20 November 2012

Stadium v synagogue: The hidden history of Jewish football in Britain

View all news

Does Your Rabbi Know You’re Here? The Story of English Football’s Forgotten Tribe
Anthony Clavane
Quercus, 269pp, £17.99

“Football is not for a Yiddisher boy,” Anthony Clavane is told at school and so has a football confiscated, followed in turn by a tennis ball, an apple core and an orange peel. This Pythonesque anecdote suggests English Jews were hostile to “footbollick”; that they considered the sport unfitting for the people of the book.

Clavane offers us a splendid, warmly written slice of untold social history to prove otherwise. His tales of Jewish players, fans, managers and directors illuminate a much broader canvas: the story of how Jews “became English” and how far becoming English and “staying Jewish” were in tension. For many decades, Anglo-Jewry had a conscious preference for assimilation. It was possible to belong but not to rock the boat; the fear of stoking anti- Semitism was rarely far away.

Anthony Clavane, author of Does Your Rabbi Know You're Here?Spurs was the club most associated with Jewish support, even though West Ham was closer to large Jewish communities around Spitalfields and Whitechapel. Tram routes had a lot to do with it. Combustion-engine-powered cars and buses were forbidden on the Sabbath but the electric tram, stopping outside White Hart Lane, was not. One in three of 30,000 fans at a Tottenham home game in the 1930s was Jewish.

Choosing that ground for the England v Germany match in 1935 might be the oddest decision the Football Association has ever made. As a result of their naive insistence that the game was beyond politics, the English were outplayed by German football diplomacy. It was thought merely polite for the England team to give Nazi salutes and, as shown in a lesser-known image reproduced here, for the Nazi swastika to flutter above White Hart Lane. A brave Spurs fan climbed on to the roof and tore it down but was fined for his trouble. The Jewish Chronicle, having editorialised against protests over the game as “disorderly”, ignored that story, instead praising Jewish refugees from the Nazis for acting as interpreters and tour guides for the German visitors.
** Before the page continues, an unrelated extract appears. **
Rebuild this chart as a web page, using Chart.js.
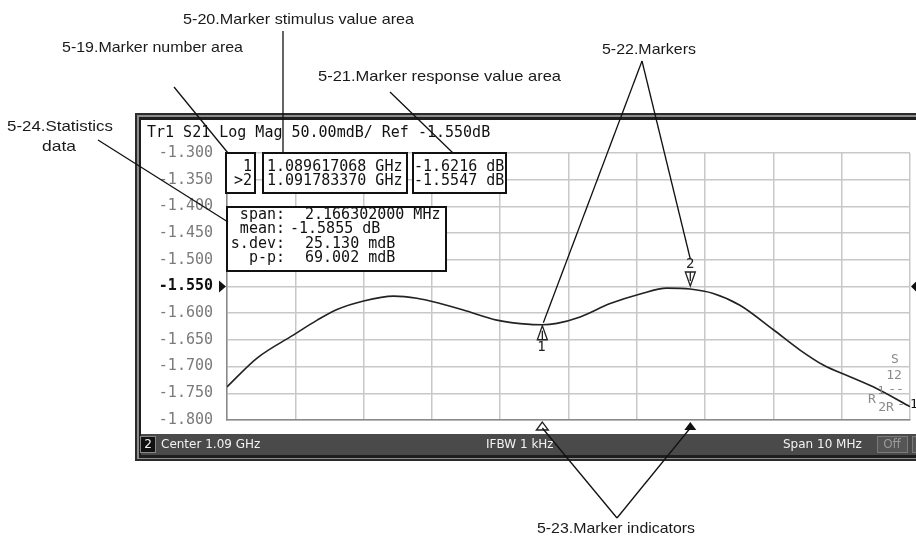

Spurs did not want to be known as a Jewish club, refusing to print a Jewish New Year’s message for decades. It was only when Mark Lazarus gave the third-division Queens Park Rangers a giant-killing League Cup triumph at Wembley in 1967 that Clavane and his north Leeds classmates realised that Jewish footballers existed. He finds many more good tales for this book but even an all-time best XI of Jewish players in English football might struggle to stay up. (England’s 1966 hero George Cohen, after some laudatory press coverage in the New York Times, had to point out politely that he wasn’t Jewish.) Lazarus’s striking partner would probably be Ronny Rosenthal of Liverpool and Israel, best known not for helping Liverpool win their last league title in 1990 but rather “that miss”, when he somehow hit the bar in front of an open goal at Villa Park. He tells the author he has no regrets: “It put me on the map.”

The real action takes place off the pitch. David Pleat, whose father anglicised the family name from Plotz, speaks here for the first time about being Jewish and why he avoided making it part of his public identity. Clavane plausibly suggests that Pleat had an outsider’s perspective, both tactically and in being an early adopter of black talent at Luton Town.

Clavane worries about reinforcing stereotypes but shows how the most transformative Jewish contributions to English football were in the boardroom. The Burnley chairman Bob Lord banned television cameras, declaring in 1974 that he would “stand up against a move to get soccer on the cheap by the Jews who run television”, but such stark anti-Semitism soon gave way to professionalism.

Irving Scholar’s Tottenham and David Dein’s Arsenal introduced basic commercial principles to the game. The fan Pini Zahavi became the first super-agent. Roman Abramovich gave us the era of the oligarch but is here benignly treated as an insurgent outsider by the left leaning, football-traditionalist author. Clavane catches himself, on the night Chelsea play the Champions League Final, wondering, somewhat  anachronistically, what his grandparents and parents would always ask: which result “would be good for the Jews”?

As English football became globally popular, Jews found themselves no longer an outsider tribe; black players, meanwhile, had necessarily needed a different strategy to tackle prejudice. Decades before, football had been a vital site of integration. Teenage boys would go along to watch Leeds, Man City, Orient and the Arsenal and, by falling in love their teams, inherit another identity. The resulting Sabbathday tensions between stadium and synagogue provided a practical example of tensions between the generations (often involving sneaking out of the house), as the children of immigrants found their own balance between integration and assimilation, Jewish pride and fear of being the other.

British Jews are often cited as a model minority. What Clavane captures in this book is why it was such a long journey for them to find the confidence to voice the whole of their story.